Есть у него и другой, не менее поразительный номер: между двумя палочками, торчащими из яблочка мишени для стрельбы из лука, зажимается деревянный брусок. Халвей пускает свой томагавк таким образом, что конец рукоятки вышибает деревяшку, а сам топорик, подскочив, перелетает через мишень и вонзается в нее с обратной стороны.

Это, конечно, образец высшего мастерства, которое достигается долгими годами тренировки. Просто же бросить томагавк и попасть в цель нетрудно.

«Самое главное, — не устает повторять Халвей, — бросать не слишком сильно — сам по себе бросок и так уже требует большого напряжения трехглавой мышцы».

«Попробуйте метнуть томагавк как мяч в бейсболе — и вам понадобится новое плечо», — предупреждает один томагавщик со стажем. Впрочем, у настоящих мастеров есть и другие обязательные правила.

«Выпускайте ручку так, чтобы она буквально выскальзывала у вас из пальцев, — обычно наставляет своих учеников Халвей. — Не пытайтесь делать «крученые» броски, не дергайте для этого запястьем. Томагавк сам по себе перевернется на лету. На расстоянии шести метров и дальше можно рассчитывать на один-полтора оборота. И еще смотрите не. выпустите томагавк слишком поздно, иначе всадите себе ненароком лезвие в ногу».

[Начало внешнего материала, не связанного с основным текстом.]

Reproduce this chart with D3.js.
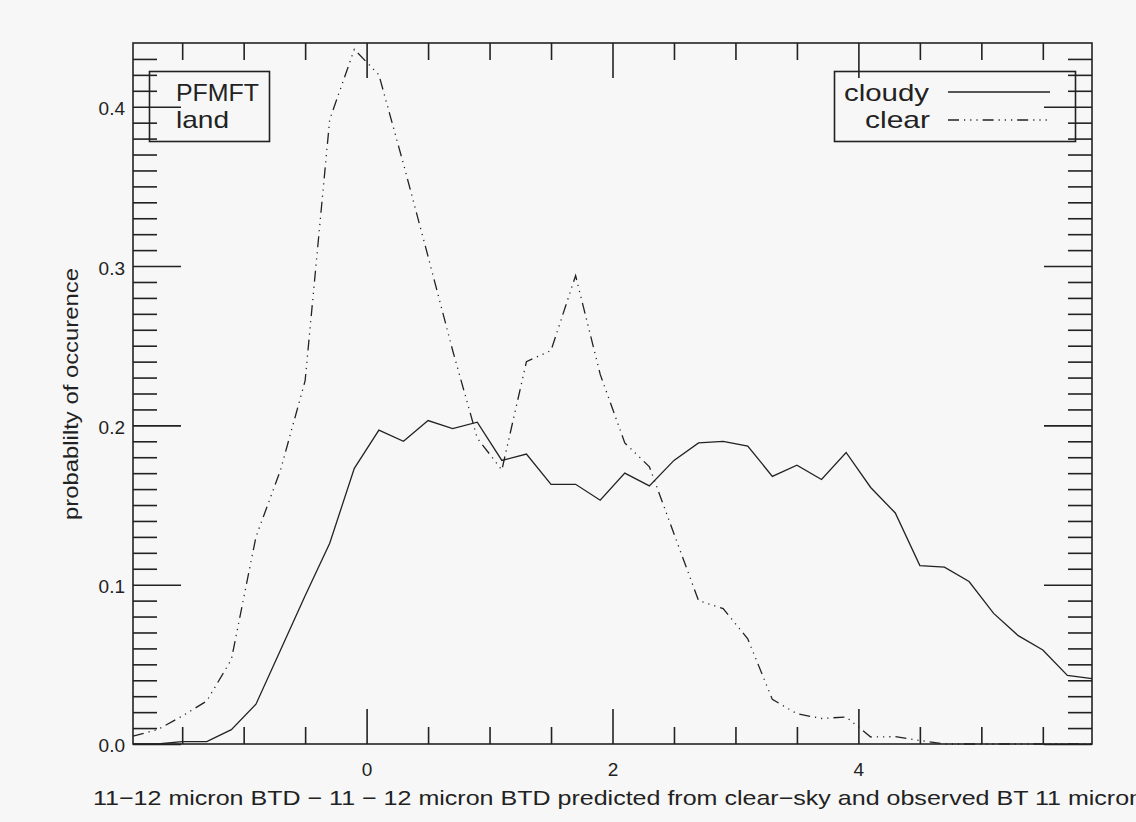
<!DOCTYPE html>
<html>
<head>
<meta charset="utf-8">
<script src="https://cdn.jsdelivr.net/npm/d3@7"></script>
<style>
  html, body { margin: 0; padding: 0; background: #f7f7f7; }
  svg { display: block; }
  text { font-family: "Liberation Sans", Arial, sans-serif; fill: #222; }
</style>
</head>
<body>
<svg id="chart" width="1136" height="822"></svg>
<script>

// bin centres of the BTD difference histogram
const btd = d3.range(40).map((i) => +(-1.9 + 0.2 * i).toFixed(1))

const cloudy = [
  0.000, 0.000, 0.0015, 0.0015, 0.009, 0.025, 0.059, 0.093, 0.126, 0.173,
  0.197, 0.190, 0.203, 0.198, 0.202, 0.178, 0.182, 0.163, 0.163, 0.153,
  0.170, 0.162, 0.178, 0.189, 0.190, 0.187, 0.168, 0.175, 0.166, 0.183,
  0.161, 0.145, 0.112, 0.111, 0.102, 0.082, 0.068, 0.059, 0.043, 0.041
]

const clear = [
  0.005, 0.009, 0.0175, 0.027, 0.053, 0.130, 0.172, 0.228, 0.392, 0.436,
  0.420, 0.364, 0.306, 0.247, 0.192, 0.172, 0.240, 0.247, 0.294, 0.232,
  0.189, 0.174, 0.132, 0.090, 0.085, 0.066, 0.028, 0.019, 0.016, 0.017,
  0.0044, 0.0046, 0.0022, 0, 0, 0, 0, 0, 0, 0
]

const xMajor = [0, 2, 4]
const xMinor = [-1.5, -1, -0.5, 0.5, 1, 1.5, 2.5, 3, 3.5, 4.5, 5, 5.5]
const yMajor = [0, 0.1, 0.2, 0.3, 0.4]
const yMinor = d3.range(1, 44).filter((i) => i % 10).map((i) => i / 100)

const BOX = { left: 133, right: 1092, top: 43, bottom: 744 }
const INK = '#222'
const CLEAR_DASH = '11 5 1.2 5 1.2 5 1.2 5'

let svg = d3.select('#chart')

svg.append('rect')
  .attr('width', 1136).attr('height', 822)
  .attr('fill', '#f7f7f7')

let x = d3.scaleLinear().domain([-1.9, 5.9]).range([BOX.left, BOX.right])
let y = d3.scaleLinear().domain([0, 0.44]).range([BOX.bottom, BOX.top])

// ticks point inward on all four sides, labels only bottom/left

function ticks(axis, at, len, labels) {
  let g = svg.append('g')
    .attr('transform', at)
    .call(axis.tickSizeInner(-len).tickSizeOuter(0))
  g.select('.domain').remove()
  g.selectAll('line').attr('stroke', INK).attr('stroke-width', 1.6)
  if(!labels) g.selectAll('text').remove()
  return g
}

let bottom = ticks(d3.axisBottom(x).tickValues(xMajor).tickPadding(19).tickFormat(d3.format('d')),
                   'translate(0,' + BOX.bottom + ')', 35, true)
bottom.selectAll('text').attr('font-size', 19).attr('fill', INK)
ticks(d3.axisBottom(x).tickValues(xMinor), 'translate(0,' + BOX.bottom + ')', 17)
ticks(d3.axisTop(x).tickValues(xMajor), 'translate(0,' + BOX.top + ')', 35)
ticks(d3.axisTop(x).tickValues(xMinor), 'translate(0,' + BOX.top + ')', 17)

let left = ticks(d3.axisLeft(y).tickValues(yMajor).tickPadding(8).tickFormat(d3.format('.1f')),
                 'translate(' + BOX.left + ',0)', 48, true)
left.selectAll('text').attr('font-size', 19).attr('dy', '0.42em').attr('fill', INK)
ticks(d3.axisLeft(y).tickValues(yMinor), 'translate(' + BOX.left + ',0)', 24)
ticks(d3.axisRight(y).tickValues(yMajor), 'translate(' + BOX.right + ',0)', 48)
ticks(d3.axisRight(y).tickValues(yMinor), 'translate(' + BOX.right + ',0)', 24)

svg.append('rect')
  .attr('x', BOX.left).attr('y', BOX.top)
  .attr('width', BOX.right - BOX.left).attr('height', BOX.bottom - BOX.top)
  .attr('fill', 'none').attr('stroke', INK).attr('stroke-width', 1.6)

// the two histograms

let line = d3.line()
  .x((d) => x(d[0]))
  .y((d) => y(d[1]))

svg.append('path')
  .datum(d3.zip(btd, cloudy))
  .attr('d', line)
  .attr('fill', 'none').attr('stroke', INK).attr('stroke-width', 1.3)

svg.append('path')
  .datum(d3.zip(btd, clear))
  .attr('d', line)
  .attr('fill', 'none').attr('stroke', INK).attr('stroke-width', 1.3)
  .attr('stroke-dasharray', CLEAR_DASH)

// axis titles

svg.append('text')
  .attr('x', 93).attr('y', 805)
  .attr('font-size', 21)
  .attr('textLength', 1050).attr('lengthAdjust', 'spacingAndGlyphs')
  .text('11\u221212 micron BTD \u2212 11 \u2212 12 micron BTD predicted from clear\u2212sky and observed BT 11 micron')

svg.append('text')
  .attr('transform', 'translate(78,394) rotate(-90)')
  .attr('text-anchor', 'middle')
  .attr('font-size', 21)
  .attr('textLength', 252).attr('lengthAdjust', 'spacingAndGlyphs')
  .text('probablilty of occurence')

// legends: product name box on the left, line key on the right

function label(txt, px, py, len) {
  svg.append('text')
    .attr('x', px).attr('y', py)
    .attr('font-size', 24)
    .attr('textLength', len).attr('lengthAdjust', 'spacingAndGlyphs')
    .text(txt)
}

svg.append('rect')
  .attr('x', 149.5).attr('y', 71.5).attr('width', 120).attr('height', 70)
  .attr('fill', 'none').attr('stroke', INK).attr('stroke-width', 1.6)
label('PFMFT', 176, 101, 83)
label('land', 176, 128, 53)

svg.append('rect')
  .attr('x', 834.5).attr('y', 71.5).attr('width', 241).attr('height', 70)
  .attr('fill', 'none').attr('stroke', INK).attr('stroke-width', 1.6)
label('cloudy', 844, 101, 85)
label('clear', 865, 128, 65)

svg.append('line')
  .attr('x1', 948).attr('x2', 1050).attr('y1', 92).attr('y2', 92)
  .attr('stroke', INK).attr('stroke-width', 1.3)
svg.append('line')
  .attr('x1', 948).attr('x2', 1050).attr('y1', 120).attr('y2', 120)
  .attr('stroke', INK).attr('stroke-width', 1.3)
  .attr('stroke-dasharray', CLEAR_DASH)

</script>
</body>
</html>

Чтобы овладеть основами метания томагавка, обычно бывает достаточно часовой тренировки. Потом можно пробовать свои силы на различных мишенях и дистанциях. Мишени могут быть самые разнообразные, кроме, естественно, живых деревьев, за повреждение которых вам придется платить штраф. Ну а расстояние каждый выбирает по своему разумению.